Noise-robust remaining useful life prediction for intelligent condition monitoring via convolutionally-enhanced temporal self-attention
摘要
Remaining useful life (RUL) forecasting underpins intelligent condition monitoring and predictive maintenance on the shop floor. Yet real-world deployment is often limited by unreliable early-warning and unstable prognostic accuracy, due to long-horizon temporal dependencies, noise, and scarce run-to-failure labels. CET–MSA (Convolutionally-Enhanced Temporal Multi-Head Self-Attention) is introduced as a plug-and-play block that inserts lightweight, neighborhood-aware convolutions into efficient self-attention.
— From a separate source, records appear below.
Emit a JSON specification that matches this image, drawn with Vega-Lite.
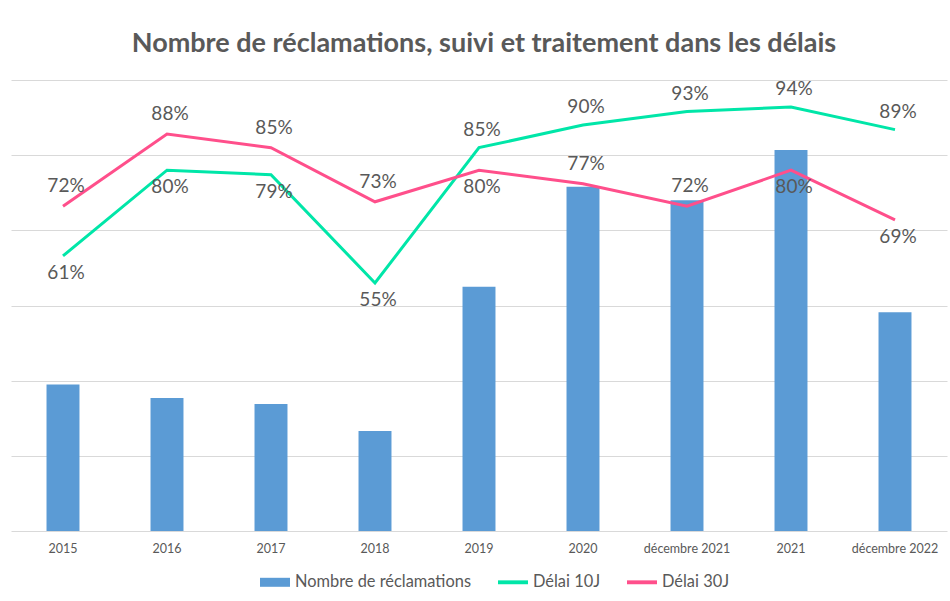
{
  "$schema": "https://vega.github.io/schema/vega-lite/v6.json",
  "width": 936,
  "height": 451,
  "autosize": {"type": "none"},
  "padding": {"left": 11, "top": 80, "right": 3, "bottom": 70},
  "background": "white",
  "config": {
    "font": "Lato",
    "view": {"stroke": null},
    "axis": {"labelColor": "#595959", "titleColor": "#595959"}
  },
  "title": {
    "text": "Nombre de réclamations, suivi et traitement dans les délais",
    "fontSize": 27,
    "font": "Lato",
    "fontWeight": "bold",
    "color": "#595959",
    "anchor": "middle",
    "offset": 22,
    "dx": 5
  },
  "data": {
    "values": [
      {"annee": "2015", "Nombre de réclamations": 195, "Délai 10J": 0.61, "Délai 30J": 0.72},
      {"annee": "2016", "Nombre de réclamations": 177, "Délai 10J": 0.80, "Délai 30J": 0.88},
      {"annee": "2017", "Nombre de réclamations": 169, "Délai 10J": 0.79, "Délai 30J": 0.85},
      {"annee": "2018", "Nombre de réclamations": 133, "Délai 10J": 0.55, "Délai 30J": 0.73},
      {"annee": "2019", "Nombre de réclamations": 325, "Délai 10J": 0.85, "Délai 30J": 0.80},
      {"annee": "2020", "Nombre de réclamations": 458, "Délai 10J": 0.90, "Délai 30J": 0.77},
      {"annee": "décembre 2021", "Nombre de réclamations": 440, "Délai 10J": 0.93, "Délai 30J": 0.72},
      {"annee": "2021", "Nombre de réclamations": 507, "Délai 10J": 0.94, "Délai 30J": 0.80},
      {"annee": "décembre 2022", "Nombre de réclamations": 291, "Délai 10J": 0.89, "Délai 30J": 0.69}
    ]
  },
  "encoding": {
    "x": {
      "field": "annee",
      "type": "nominal",
      "sort": null,
      "scale": {"paddingInner": 0.683, "paddingOuter": 0.3415},
      "axis": {
        "title": null,
        "labelAngle": 0,
        "labelFontSize": 12.5,
        "labelColor": "#595959",
        "labelPadding": 11,
        "ticks": false,
        "domain": false,
        "grid": false
      }
    }
  },
  "layer": [
    {
      "mark": {"type": "bar", "color": "#5B9BD5"},
      "encoding": {
        "y": {
          "field": "Nombre de réclamations",
          "type": "quantitative",
          "scale": {"domain": [0, 600], "nice": false},
          "axis": {
            "title": null,
            "labels": false,
            "ticks": false,
            "domain": false,
            "grid": true,
            "gridColor": "#D9D9D9",
            "gridWidth": 1,
            "values": [0, 100, 200, 300, 400, 500, 600]
          }
        }
      }
    },
    {
      "layer": [
        {
          "mark": {"type": "line", "color": "#00E6A8", "strokeWidth": 3},
          "encoding": {"y": {"field": "Délai 10J", "type": "quantitative"}}
        },
        {
          "mark": {"type": "line", "color": "#FF4F8B", "strokeWidth": 3},
          "encoding": {"y": {"field": "Délai 30J", "type": "quantitative"}}
        },
        {
          "transform": [{"filter": {"field": "annee", "oneOf": ["2019", "2020", "décembre 2021", "2021", "décembre 2022"]}}],
          "mark": {"type": "text", "fontSize": 19, "color": "#595959", "baseline": "middle", "dy": -18, "dx": 3},
          "encoding": {
            "y": {"field": "Délai 10J", "type": "quantitative"},
            "text": {"field": "Délai 10J", "format": ".0%"}
          }
        },
        {
          "transform": [{"filter": {"field": "annee", "oneOf": ["2015", "2016", "2017", "2018"]}}],
          "mark": {"type": "text", "fontSize": 19, "color": "#595959", "baseline": "middle", "dy": 17, "dx": 3},
          "encoding": {
            "y": {"field": "Délai 10J", "type": "quantitative"},
            "text": {"field": "Délai 10J", "format": ".0%"}
          }
        },
        {
          "transform": [{"filter": {"field": "annee", "oneOf": ["2015", "2016", "2017", "2018", "2020", "décembre 2021"]}}],
          "mark": {"type": "text", "fontSize": 19, "color": "#595959", "baseline": "middle", "dy": -20, "dx": 3},
          "encoding": {
            "y": {"field": "Délai 30J", "type": "quantitative"},
            "text": {"field": "Délai 30J", "format": ".0%"}
          }
        },
        {
          "transform": [{"filter": {"field": "annee", "oneOf": ["2019", "2021", "décembre 2022"]}}],
          "mark": {"type": "text", "fontSize": 19, "color": "#595959", "baseline": "middle", "dy": 17, "dx": 3},
          "encoding": {
            "y": {"field": "Délai 30J", "type": "quantitative"},
            "text": {"field": "Délai 30J", "format": ".0%"}
          }
        }
      ],
      "encoding": {
        "y": {
          "type": "quantitative",
          "scale": {"domain": [0, 1], "nice": false},
          "axis": null
        }
      }
    },
    {
      "transform": [{"fold": ["Nombre de réclamations", "Délai 10J", "Délai 30J"], "as": ["serie", "valeur"]}],
      "mark": {"type": "point", "filled": true, "opacity": 0},
      "encoding": {
        "color": {
          "field": "serie",
          "type": "nominal",
          "scale": {
            "domain": ["Nombre de réclamations", "Délai 10J", "Délai 30J"],
            "range": ["#5B9BD5", "#00E6A8", "#FF4F8B"]
          },
          "legend": {
            "orient": "none",
            "legendX": 249,
            "legendY": 487,
            "direction": "horizontal",
            "title": null,
            "labelFontSize": 16.4,
            "labelColor": "#595959",
            "labelLimit": 400,
            "symbolSize": 900,
            "symbolOpacity": 1,
            "symbolStrokeWidth": 0,
            "labelOffset": 5,
            "columnPadding": 26,
            "encode": {"symbols": {"update": {"opacity": {"value": 1}, "fillOpacity": {"value": 1}}}}
          }
        },
        "shape": {
          "field": "serie",
          "type": "nominal",
          "scale": {
            "domain": ["Nombre de réclamations", "Délai 10J", "Délai 30J"],
            "range": ["M-1,-0.3H1V0.3H-1Z", "M-1,-0.13H1V0.13H-1Z", "M-1,-0.13H1V0.13H-1Z"]
          },
          "legend": {
            "orient": "none",
            "legendX": 249,
            "legendY": 487,
            "direction": "horizontal",
            "title": null
          }
        }
      }
    }
  ],
  "resolve": {"scale": {"y": "independent"}}
}
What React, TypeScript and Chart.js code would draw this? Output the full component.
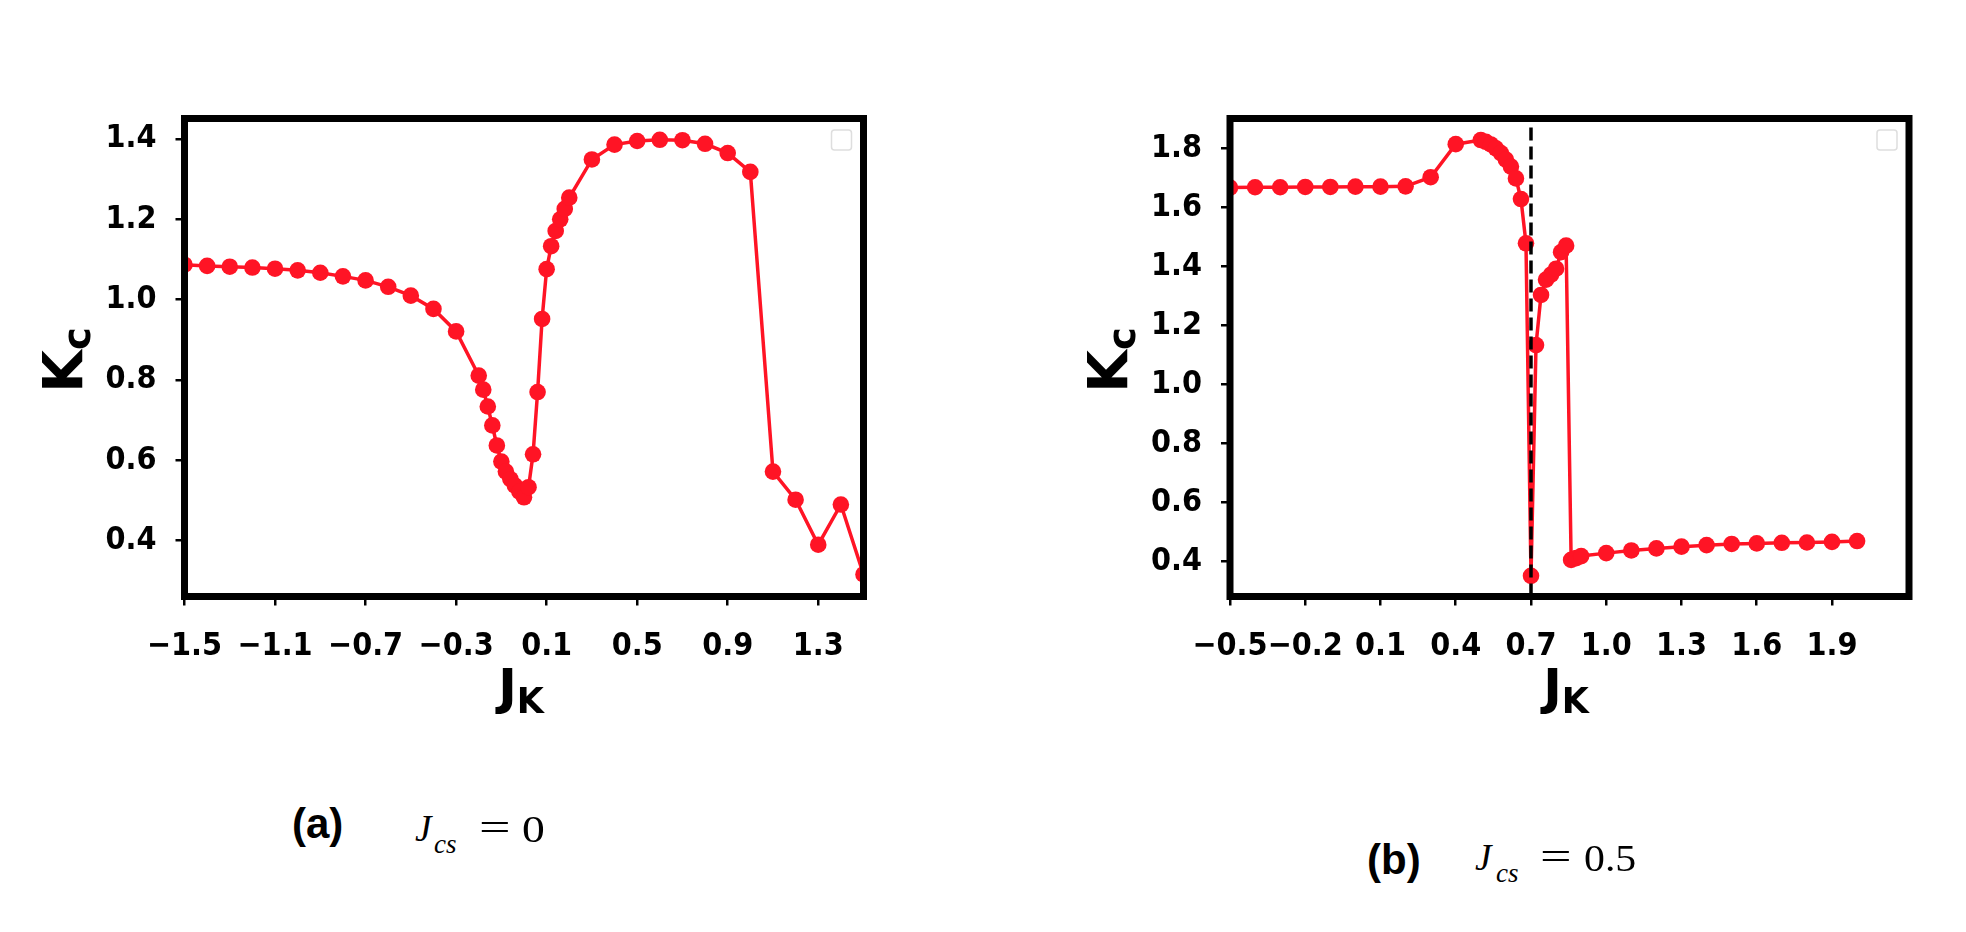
import React, { useEffect, useRef } from "react";
import { Chart, registerables } from "chart.js";

Chart.register(...registerables);

// ---------------- data ----------------
const JK_A = [
  -1.5, -1.4, -1.3, -1.2, -1.1, -1.0, -0.9, -0.8, -0.7, -0.6, -0.5, -0.4, -0.3,
  -0.2, -0.18, -0.16, -0.14, -0.12, -0.1, -0.08, -0.06, -0.04, -0.02, 0.0, 0.02,
  0.04, 0.06, 0.08, 0.1, 0.12, 0.14, 0.16, 0.18, 0.2, 0.3, 0.4, 0.5, 0.6, 0.7,
  0.8, 0.9, 1.0, 1.1, 1.2, 1.3, 1.4, 1.5,
];
const KC_A = [
  1.087, 1.084, 1.082, 1.08, 1.077, 1.073, 1.067, 1.058, 1.048, 1.032, 1.01, 0.977,
  0.921, 0.811, 0.776, 0.734, 0.687, 0.637, 0.597, 0.572, 0.553, 0.537, 0.522,
  0.508, 0.533, 0.615, 0.77, 0.952, 1.076, 1.133, 1.171, 1.2, 1.226, 1.254, 1.349,
  1.386, 1.395, 1.398, 1.397, 1.388, 1.365, 1.318, 0.572, 0.502, 0.39, 0.49, 0.316,
];
const X_TICKS_A = [-1.5, -1.1, -0.7, -0.3, 0.1, 0.5, 0.9, 1.3];
const Y_TICKS_A = [0.4, 0.6, 0.8, 1.0, 1.2, 1.4];
const X_RANGE_A = [-1.5, 1.5];
const Y_RANGE_A = [0.261, 1.451];

const JK_B = [
  -0.5, -0.4, -0.3, -0.2, -0.1, 0.0, 0.1, 0.2, 0.3, 0.4, 0.5, 0.52, 0.54, 0.56,
  0.58, 0.6, 0.62, 0.64, 0.66, 0.68, 0.7, 0.72, 0.74, 0.76, 0.78, 0.8, 0.82, 0.84,
  0.86, 0.88, 0.9, 1.0, 1.1, 1.2, 1.3, 1.4, 1.5, 1.6, 1.7, 1.8, 1.9, 2.0,
];
const KC_B = [
  1.667, 1.668, 1.668, 1.669, 1.669, 1.67, 1.67, 1.671, 1.702, 1.814, 1.828, 1.822,
  1.813, 1.8, 1.784, 1.762, 1.738, 1.698, 1.628, 1.478, 0.351, 1.133, 1.303, 1.355,
  1.372, 1.392, 1.448, 1.47, 0.405, 0.411, 0.418, 0.428, 0.437, 0.444, 0.45, 0.455,
  0.459, 0.461, 0.463, 0.464, 0.466, 0.469,
];
const X_TICKS_B = [-0.5, -0.2, 0.1, 0.4, 0.7, 1.0, 1.3, 1.6, 1.9];
const Y_TICKS_B = [0.4, 0.6, 0.8, 1.0, 1.2, 1.4, 1.6, 1.8];
const X_RANGE_B = [-0.5, 2.207];
const Y_RANGE_B = [0.281, 1.901];
const DASH_X_B = 0.7;

// ---------------- style ----------------
const RED = "#ff1425";
const TICK_FONT = "'DejaVu Sans Condensed', 'DejaVu Sans', sans-serif";
const LABEL_FONT = "'DejaVu Sans', sans-serif";
const CAP_SANS = "'Liberation Sans', Arial, sans-serif";
const CAP_SERIF = "'Liberation Serif', 'Times New Roman', serif";

const CANVAS_W = 860;
const CANVAS_H = 620;
const CANVAS_TOP = 90;
const PAD_TOP = 28.5;
const X_AXIS_H = 113.5;

const fmt = (v: number) => (v < 0 ? "\u2212" : "") + Math.abs(v).toFixed(1);

type PanelProps = {
  xs: number[];
  ys: number[];
  xr: number[];
  yr: number[];
  xt: number[];
  yt: number[];
  dashX?: number;
  left: number;
  yAxisW: number;
  padRight: number;
};

function Panel(p: PanelProps) {
  const ref = useRef<HTMLCanvasElement>(null);
  useEffect(() => {
    const canvas = ref.current as HTMLCanvasElement;
    const datasets: any[] = [];
    if (p.dashX !== undefined) {
      datasets.push({
        data: [
          { x: p.dashX, y: p.yr[0] },
          { x: p.dashX, y: p.yr[1] },
        ],
        borderColor: "#000",
        borderWidth: 3.5,
        borderDash: [13, 6],
        pointRadius: 0,
        fill: false,
        clip: 0,
        order: 0,
      });
    }
    datasets.push({
      data: p.xs.map((x, i) => ({ x, y: p.ys[i] })),
      borderColor: RED,
      backgroundColor: RED,
      pointBackgroundColor: RED,
      pointBorderColor: RED,
      borderWidth: 3.5,
      pointRadius: 8.3,
      pointHoverRadius: 8.3,
      pointBorderWidth: 0,
      tension: 0,
      fill: false,
      clip: 0,
      order: 1,
    });

    const framePlugin = {
      id: "frame",
      afterDraw(chart: any) {
        const { ctx, chartArea: a } = chart;
        ctx.save();
        ctx.strokeStyle = "#000";
        ctx.lineWidth = 7;
        ctx.strokeRect(a.left, a.top, a.right - a.left, a.bottom - a.top);
        ctx.strokeStyle = "#dedede";
        ctx.lineWidth = 1.5;
        ctx.beginPath();
        if ((ctx as any).roundRect) (ctx as any).roundRect(a.right - 32, a.top + 11.5, 20, 20, 3);
        else ctx.rect(a.right - 32, a.top + 11.5, 20, 20);
        ctx.stroke();
        ctx.restore();
      },
    };

    const tickFont = { family: TICK_FONT, size: 32, weight: "bold" as const };
    const grid = {
      display: true,
      drawOnChartArea: false,
      drawTicks: true,
      tickLength: 9,
      color: "#000",
      lineWidth: 2.5,
    };

    const chart = new Chart(canvas, {
      type: "line",
      data: { datasets },
      options: {
        animation: false,
        responsive: false,
        events: [],
        layout: {
          padding: { top: PAD_TOP, right: p.padRight, left: 0, bottom: 0 },
          autoPadding: false,
        },
        plugins: { legend: { display: false }, tooltip: { enabled: false } },
        scales: {
          x: {
            type: "linear",
            min: p.xr[0],
            max: p.xr[1],
            afterFit: (s: any) => {
              s.height = X_AXIS_H;
              s.paddingLeft = 0;
              s.paddingRight = 0;
            },
            afterBuildTicks: (s: any) => {
              s.ticks = p.xt.map((v) => ({ value: v }));
            },
            ticks: {
              callback: (v: any) => fmt(Number(v)),
              font: tickFont,
              color: "#000",
              padding: 22,
              maxRotation: 0,
              autoSkip: false,
            },
            grid,
            border: { display: false },
          },
          y: {
            type: "linear",
            min: p.yr[0],
            max: p.yr[1],
            afterFit: (s: any) => {
              s.width = p.yAxisW;
              s.paddingTop = 0;
              s.paddingBottom = 0;
            },
            afterBuildTicks: (s: any) => {
              s.ticks = p.yt.map((v) => ({ value: v }));
            },
            ticks: {
              callback: (v: any) => fmt(Number(v)),
              font: tickFont,
              color: "#000",
              padding: 19,
              autoSkip: false,
            },
            grid,
            border: { display: false },
          },
        },
      } as any,
      plugins: [framePlugin],
    });
    return () => chart.destroy();
  }, []);
  return (
    <canvas
      ref={ref}
      width={CANVAS_W}
      height={CANVAS_H}
      style={{
        position: "absolute",
        left: p.left - 8,
        top: CANVAS_TOP - 8,
        width: CANVAS_W,
        height: CANVAS_H,
      }}
    />
  );
}

// text placed by its baseline (page coordinates)
function T(props: {
  x: number;
  y: number;
  size: number;
  family: string;
  weight?: number;
  italic?: boolean;
  middle?: boolean;
  sx?: number;
  children: React.ReactNode;
}) {
  const { x, y, size, family, weight, italic, middle, sx, children } = props;
  let tr = "";
  if (middle) tr += "translateX(-50%) ";
  if (sx) tr += `scaleX(${sx})`;
  return (
    <div
      style={{
        position: "absolute",
        left: x - 8,
        top: y - 8 - 0.345 * size,
        fontSize: size,
        fontFamily: family,
        fontWeight: weight ?? 400,
        fontStyle: italic ? "italic" : "normal",
        lineHeight: 0,
        whiteSpace: "nowrap",
        color: "#000",
        transform: tr || undefined,
        transformOrigin: "0 0",
      }}
    >
      {children}
    </div>
  );
}

function Sub({ children, scale = 0.68, drop = 0.3 }: { children: React.ReactNode; scale?: number; drop?: number }) {
  return (
    <span style={{ fontSize: `${scale}em`, position: "relative", top: `${drop / scale}em` }}>{children}</span>
  );
}

function YLabel({ bx, cy }: { bx: number; cy: number }) {
  const size = 55;
  return (
    <div
      style={{
        position: "absolute",
        left: bx - 8,
        top: cy - 8,
        width: 0,
        height: 0,
        transform: "rotate(-90deg)",
        transformOrigin: "0 0",
      }}
    >
      <div
        style={{
          position: "absolute",
          left: 0,
          top: -0.345 * size,
          fontSize: size,
          fontFamily: LABEL_FONT,
          fontWeight: 700,
          lineHeight: 0,
          whiteSpace: "nowrap",
          transform: "translateX(-50%)",
        }}
      >
        K<Sub scale={0.7} drop={0.15}>c</Sub>
      </div>
    </div>
  );
}

export default function App() {
  return (
    <div style={{ position: "relative", width: 1950, height: 916, background: "#fff", overflow: "hidden" }}>
      <Panel
        xs={JK_A}
        ys={KC_A}
        xr={X_RANGE_A}
        yr={Y_RANGE_A}
        xt={X_TICKS_A}
        yt={Y_TICKS_A}
        left={40}
        yAxisW={144.5}
        padRight={36.5}
      />
      <Panel
        xs={JK_B}
        ys={KC_B}
        xr={X_RANGE_B}
        yr={Y_RANGE_B}
        xt={X_TICKS_B}
        yt={Y_TICKS_B}
        dashX={DASH_X_B}
        left={1085}
        yAxisW={145}
        padRight={36}
      />

      <YLabel bx={81.7} cy={360} />
      <YLabel bx={1126.7} cy={360} />

      <T x={521} y={704} size={50} family={LABEL_FONT} weight={700} middle>
        J<Sub scale={0.7} drop={0.18}>K</Sub>
      </T>
      <T x={1566} y={704} size={50} family={LABEL_FONT} weight={700} middle>
        J<Sub scale={0.7} drop={0.18}>K</Sub>
      </T>

      {/* captions */}
      <T x={292} y={838} size={42} family={CAP_SANS} weight={700}>(a)</T>
      <T x={415} y={842} size={37} family={CAP_SERIF} italic>J</T>
      <T x={434} y={853} size={27} family={CAP_SERIF} italic>cs</T>
      <T x={479} y={842} size={40} family={CAP_SERIF} sx={1.4}>=</T>
      <T x={522} y={842} size={38} family={CAP_SERIF} sx={1.2}>0</T>

      <T x={1367} y={874} size={42} family={CAP_SANS} weight={700}>(b)</T>
      <T x={1475} y={871} size={37} family={CAP_SERIF} italic>J</T>
      <T x={1496} y={882} size={27} family={CAP_SERIF} italic>cs</T>
      <T x={1540} y={871} size={40} family={CAP_SERIF} sx={1.4}>=</T>
      <T x={1584} y={871} size={38} family={CAP_SERIF} sx={1.1}>0.5</T>
    </div>
  );
}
Different from prior attention-based RUL models that primarily use attention as a temporal reweighting mechanism, CET–MSA (i) preconditions the key/value streams via temporal local-context enhancement to suppress non-stationary and impulsive disturbances and (ii) applies pyramidal key/value reduction to enable scalable long-horizon modeling with bounded latency and memory. The local path enforces temporal consistency and suppresses impulsive disturbances, while the global path preserves scalable long-horizon modeling via pyramidal down-sampling with optional locality constraints. To mitigate label scarcity and domain shift across operating conditions, a degradation-aware transfer strategy is further adopted to pre-train on sources sharing degradation mechanisms and fine-tune on short-sequence targets. On NASA C-MAPSS (FD001–FD004), CET–MSA consistently reduces the safety-aware Score and RMSE; against a 3D-block attention baseline it improves average Score by 27.8% and RMSE by 3.86%. Throughput, per-sequence latency, and peak memory are also reported to highlight deployability on resource-constrained shop-floor hardware. These results indicate that CET–MSA enables noise-robust and efficient RUL prediction, providing actionable inputs for maintenance scheduling and asset-health management in intelligent manufacturing.